All the while, the music in my mouth kept getting louder and louder until it rivaled the grating drone of the drill—and when Jimmy Hendrix began wailing on his electric guitar, I was ready to be put out of my misery.
“I’ll take that gas now,” I told them, but it was no use. With my jaw locked in the “appliance,” all that came out of my mouth was “I—AAH—YA—YA—OWWW.”
“Patience, kid,” said Lucretia. “It’ll all be over soon.” Then she pulled out a fresh drill bit that looked like it was meant for drilling for oil. It flexed like a plumbing snake.
Now the music was blasting louder than the drill, but Lizzy and Lucretia were too involved to care. “Almost there,” Lucretia said. The long drill bit had completely disappeared into my mouth, and was in so deep, I thought it ought to be coming out of my . . . uh . . . toes. And as if to mock my pain, “La Bamba” blasted its joyful salsa rhythm into the room.
Wait a second . . . “La Bamba”?
That’s when I finally made the connection. Richie Valens, the guy who sang the original “La Bamba,” had died in a plane crash. So did Patsy Cline, who sang “Who’s Sorry Now?” And Jimmy Hendrix overdosed . . . Come to think of it, every song coming out of my mouth was sung by someone who died an unexpected, unpleasant death. But death was not the end for them, and now I knew there was a place where all tragically terminated musicians go . . . because I wasn’t just pulling in some random radio station—my cavity was so infinitely deep, it had become a wormhole to an alternate dimension!
“Just a little bit further . . .” said Lucretia, practically on top of me now, her knee on my chest, and her entire hand shoved in my appliance-stretched mouth down to the wrist.

Para bailar la Bamba,
” sang Richie Valens.
“We’re almost there—I can feel it,” said Lizzy.

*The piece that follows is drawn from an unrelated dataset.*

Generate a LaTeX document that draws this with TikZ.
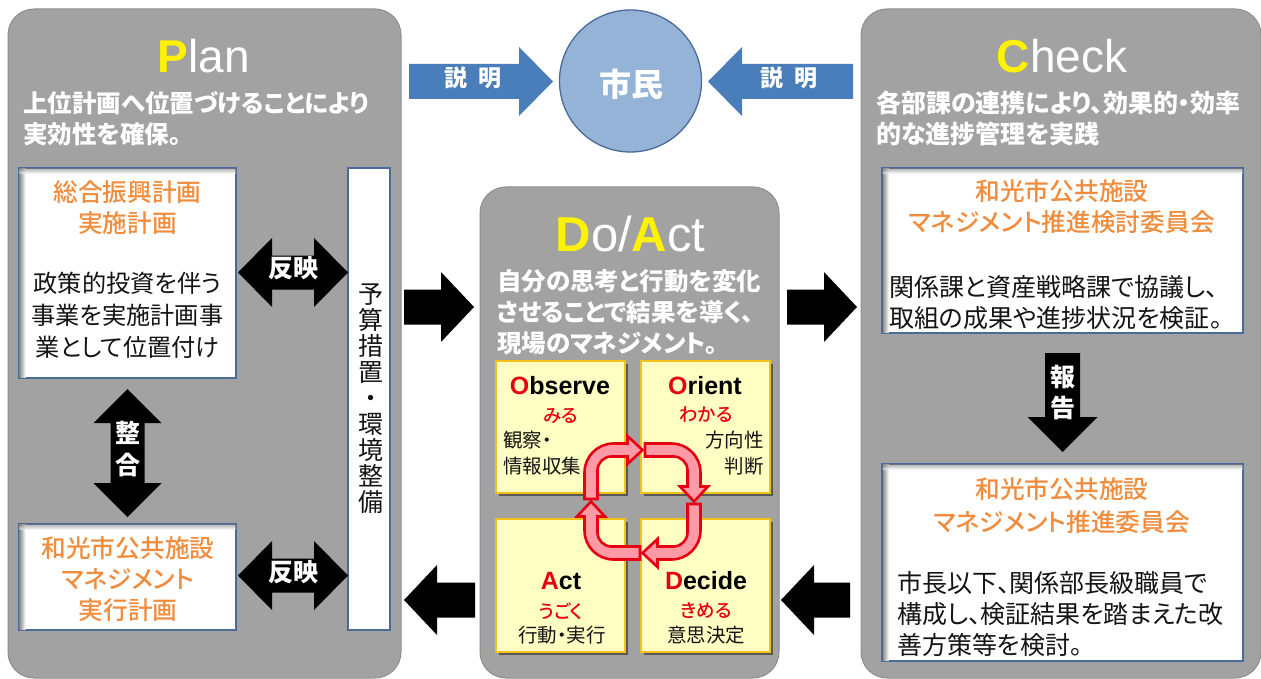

Para bailar la Bamba se necesita una poca de gracia . . .

There was a whistling in the air now, like wind tearing through a forest, but neither of them heard it—Lizzy was too involved in her relentless drilling, and Lucretia was focused on holding down my jerking arms and legs. Soon the wind grew, drowning out the song, until it sounded like a freight train crashing through the room. Their pigtails were whipping in the wind—a wind that was funneling right into my mouth.
“Wait! Wait—I see something in there!” shouted Lizzy over the wind. “Oh my God! It’s . . . It’s—”
But she never finished because suddenly my tooth raged in pain, my mouth felt extremely full, and she was gone. Lizzy Von Suffrin, D.D.S., was sucked right into the wormhole.